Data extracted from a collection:
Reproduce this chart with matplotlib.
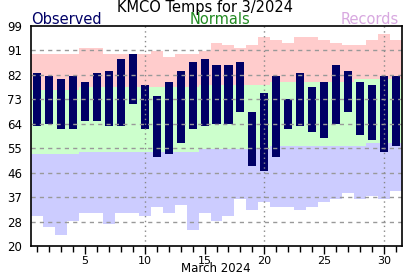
import numpy as np
import matplotlib
matplotlib.use("Agg")
import matplotlib.pyplot as plt

# KMCO daily temps, March 2024
days = list(range(1, 32))

obs_high = [82, 81, 80, 81, 79, 82, 83, 87, 89, 78, 74, 79, 83, 86, 87, 85,
            85, 86, 68, 75, 81, 73, 82, 77, 79, 85, 83, 79, 78, 81, 81]
obs_low = [63, 64, 62, 62, 65, 65, 63, 63, 71, 62, 52, 53, 57, 62, 63, 64,
           64, 68, 49, 47, 52, 62, 63, 61, 59, 64, 68, 60, 58, 54, 56]

norm_high = [76, 76, 76, 76, 77, 77, 77, 77, 77, 77, 77, 77, 77, 77, 78, 78,
             78, 78, 78, 78, 79, 79, 79, 79, 79, 79, 79, 80, 80, 80, 80]
norm_low = [53, 53, 53, 53, 54, 54, 54, 54, 54, 54, 54, 54, 54, 54, 55, 55,
            55, 55, 55, 55, 56, 56, 56, 56, 56, 56, 56, 56, 57, 57, 57]

rec_high = [89, 89, 89, 89, 91, 91, 89, 89, 89, 89, 90, 88, 89, 89, 90, 93,
            92, 91, 92, 95, 94, 93, 95, 95, 94, 93, 92, 92, 94, 96, 94]
rec_low = [31, 27, 24, 29, 32, 32, 28, 32, 32, 31, 34, 32, 35, 26, 32, 29,
           31, 37, 33, 36, 34, 34, 33, 34, 36, 37, 39, 37, 38, 37, 40]

ytick_labels = ['20', '28', '37', '46', '55', '64', '73', '82', '91', '99']
xtick_days = [5, 10, 15, 20, 25, 30]

d = np.array(days)
oh, ol = np.array(obs_high), np.array(obs_low)
nh, nl = np.array(norm_high), np.array(norm_low)
rh, rl = np.array(rec_high), np.array(rec_low)

fig = plt.figure(figsize=(4.12, 2.76), dpi=100)
ax = fig.add_axes([0.0745, 0.107, 0.902, 0.799])

# background bands: record high / normal / record low
ax.bar(d, rh - nh, bottom=nh, width=1.0, color='#ffcccc', linewidth=0)
ax.bar(d, nh - nl, bottom=nl, width=1.0, color='#ccffcc', linewidth=0)
ax.bar(d, nl - rl, bottom=rl, width=1.0, color='#ccccff', linewidth=0)

# observed range
ax.bar(d, oh - ol, bottom=ol, width=0.67, color='#000066', linewidth=0)

yt = np.linspace(20, 99, 10)
for y in yt[1:-1]:
    ax.axhline(y, color='#999999', linestyle=(0, (3, 3)), linewidth=1.0)
for x in [10, 20, 30]:
    ax.axvline(x, color='#888888', linestyle=(0, (1, 2.5)), linewidth=1.0)

ax.set_xlim(0.5, 31.5)
ax.set_ylim(20, 99)
ax.set_yticks(yt)
ax.set_yticklabels(ytick_labels, fontsize=8.5)
ax.tick_params(axis='y', length=0, pad=6)
ax.set_xticks(xtick_days)
ax.set_xticklabels([str(x) for x in xtick_days], fontsize=8)
ax.set_xticks(days, minor=True)
ax.tick_params(axis='x', which='major', length=6, width=1, pad=1)
ax.tick_params(axis='x', which='minor', length=4, width=1)

for s in ax.spines.values():
    s.set_linewidth(1.2)

# header texts
fig.text(0.498, 1 - 12.3 / 276, 'KMCO Temps for 3/2024', ha='center', va='baseline', fontsize=10.5)
fig.text(0.0745, 1 - 24 / 276, 'Observed', ha='left', va='baseline', fontsize=10.5, color='#000066')
fig.text(0.534, 1 - 24 / 276, 'Normals', ha='center', va='baseline', fontsize=10.5, color='#228b22')
fig.text(0.967, 1 - 24 / 276, 'Records', ha='right', va='baseline', fontsize=10.5, color='#d8a8e0')
fig.text(0.525, 1 - 271.5 / 276, 'March 2024', ha='center', va='baseline', fontsize=8.5)

fig.savefig('out.png', dpi=100)
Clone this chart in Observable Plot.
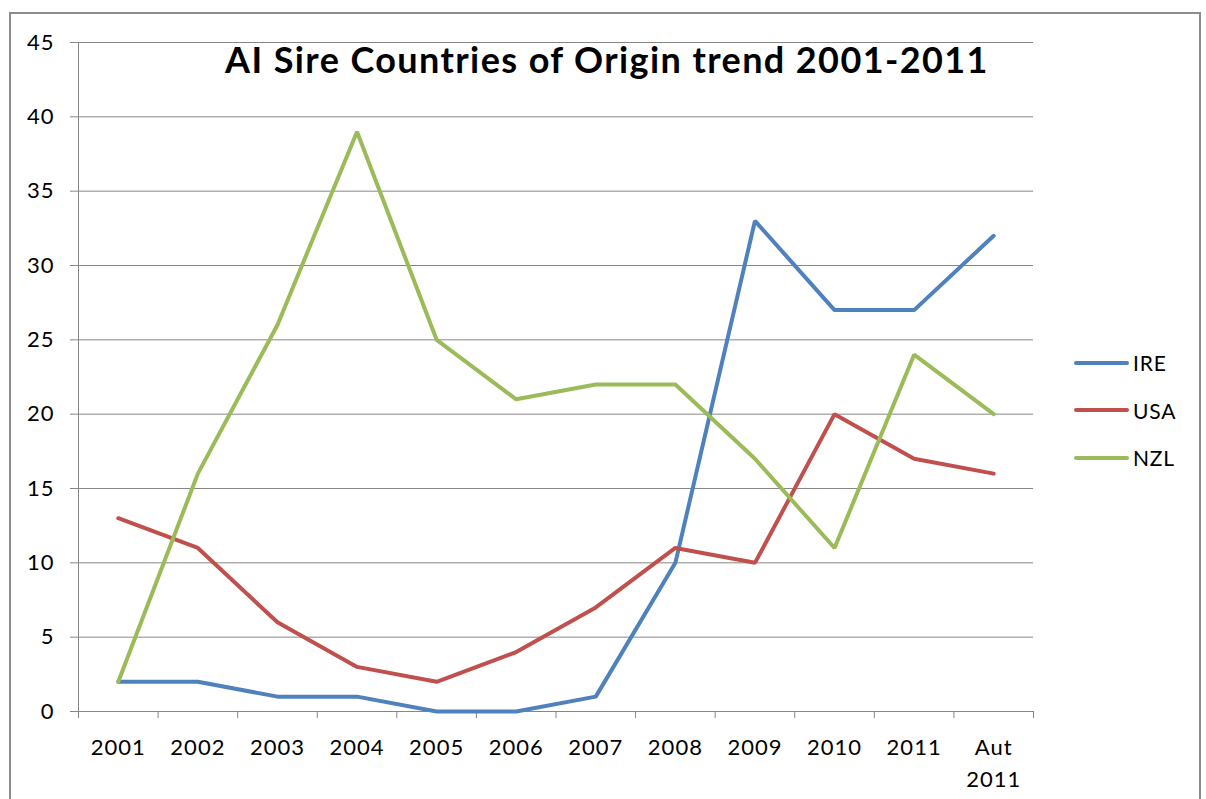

▸ Requirements: Each entry above is to be written out again unchanged, apart from the pictures, which are left out.

▸ Written answer:
Reproduce this chart with matplotlib.
import numpy as np
import matplotlib
matplotlib.use("Agg")
import matplotlib.pyplot as plt

# KMCO daily temps, March 2024
days = list(range(1, 32))

obs_high = [82, 81, 80, 81, 79, 82, 83, 87, 89, 78, 74, 79, 83, 86, 87, 85,
            85, 86, 68, 75, 81, 73, 82, 77, 79, 85, 83, 79, 78, 81, 81]
obs_low = [63, 64, 62, 62, 65, 65, 63, 63, 71, 62, 52, 53, 57, 62, 63, 64,
           64, 68, 49, 47, 52, 62, 63, 61, 59, 64, 68, 60, 58, 54, 56]

norm_high = [76, 76, 76, 76, 77, 77, 77, 77, 77, 77, 77, 77, 77, 77, 78, 78,
             78, 78, 78, 78, 79, 79, 79, 79, 79, 79, 79, 80, 80, 80, 80]
norm_low = [53, 53, 53, 53, 54, 54, 54, 54, 54, 54, 54, 54, 54, 54, 55, 55,
            55, 55, 55, 55, 56, 56, 56, 56, 56, 56, 56, 56, 57, 57, 57]

rec_high = [89, 89, 89, 89, 91, 91, 89, 89, 89, 89, 90, 88, 89, 89, 90, 93,
            92, 91, 92, 95, 94, 93, 95, 95, 94, 93, 92, 92, 94, 96, 94]
rec_low = [31, 27, 24, 29, 32, 32, 28, 32, 32, 31, 34, 32, 35, 26, 32, 29,
           31, 37, 33, 36, 34, 34, 33, 34, 36, 37, 39, 37, 38, 37, 40]

ytick_labels = ['20', '28', '37', '46', '55', '64', '73', '82', '91', '99']
xtick_days = [5, 10, 15, 20, 25, 30]

d = np.array(days)
oh, ol = np.array(obs_high), np.array(obs_low)
nh, nl = np.array(norm_high), np.array(norm_low)
rh, rl = np.array(rec_high), np.array(rec_low)

fig = plt.figure(figsize=(4.12, 2.76), dpi=100)
ax = fig.add_axes([0.0745, 0.107, 0.902, 0.799])

# background bands: record high / normal / record low
ax.bar(d, rh - nh, bottom=nh, width=1.0, color='#ffcccc', linewidth=0)
ax.bar(d, nh - nl, bottom=nl, width=1.0, color='#ccffcc', linewidth=0)
ax.bar(d, nl - rl, bottom=rl, width=1.0, color='#ccccff', linewidth=0)

# observed range
ax.bar(d, oh - ol, bottom=ol, width=0.67, color='#000066', linewidth=0)

yt = np.linspace(20, 99, 10)
for y in yt[1:-1]:
    ax.axhline(y, color='#999999', linestyle=(0, (3, 3)), linewidth=1.0)
for x in [10, 20, 30]:
    ax.axvline(x, color='#888888', linestyle=(0, (1, 2.5)), linewidth=1.0)

ax.set_xlim(0.5, 31.5)
ax.set_ylim(20, 99)
ax.set_yticks(yt)
ax.set_yticklabels(ytick_labels, fontsize=8.5)
ax.tick_params(axis='y', length=0, pad=6)
ax.set_xticks(xtick_days)
ax.set_xticklabels([str(x) for x in xtick_days], fontsize=8)
ax.set_xticks(days, minor=True)
ax.tick_params(axis='x', which='major', length=6, width=1, pad=1)
ax.tick_params(axis='x', which='minor', length=4, width=1)

for s in ax.spines.values():
    s.set_linewidth(1.2)

# header texts
fig.text(0.498, 1 - 12.3 / 276, 'KMCO Temps for 3/2024', ha='center', va='baseline', fontsize=10.5)
fig.text(0.0745, 1 - 24 / 276, 'Observed', ha='left', va='baseline', fontsize=10.5, color='#000066')
fig.text(0.534, 1 - 24 / 276, 'Normals', ha='center', va='baseline', fontsize=10.5, color='#228b22')
fig.text(0.967, 1 - 24 / 276, 'Records', ha='right', va='baseline', fontsize=10.5, color='#d8a8e0')
fig.text(0.525, 1 - 271.5 / 276, 'March 2024', ha='center', va='baseline', fontsize=8.5)

fig.savefig('out.png', dpi=100)
Clone this chart in Observable Plot.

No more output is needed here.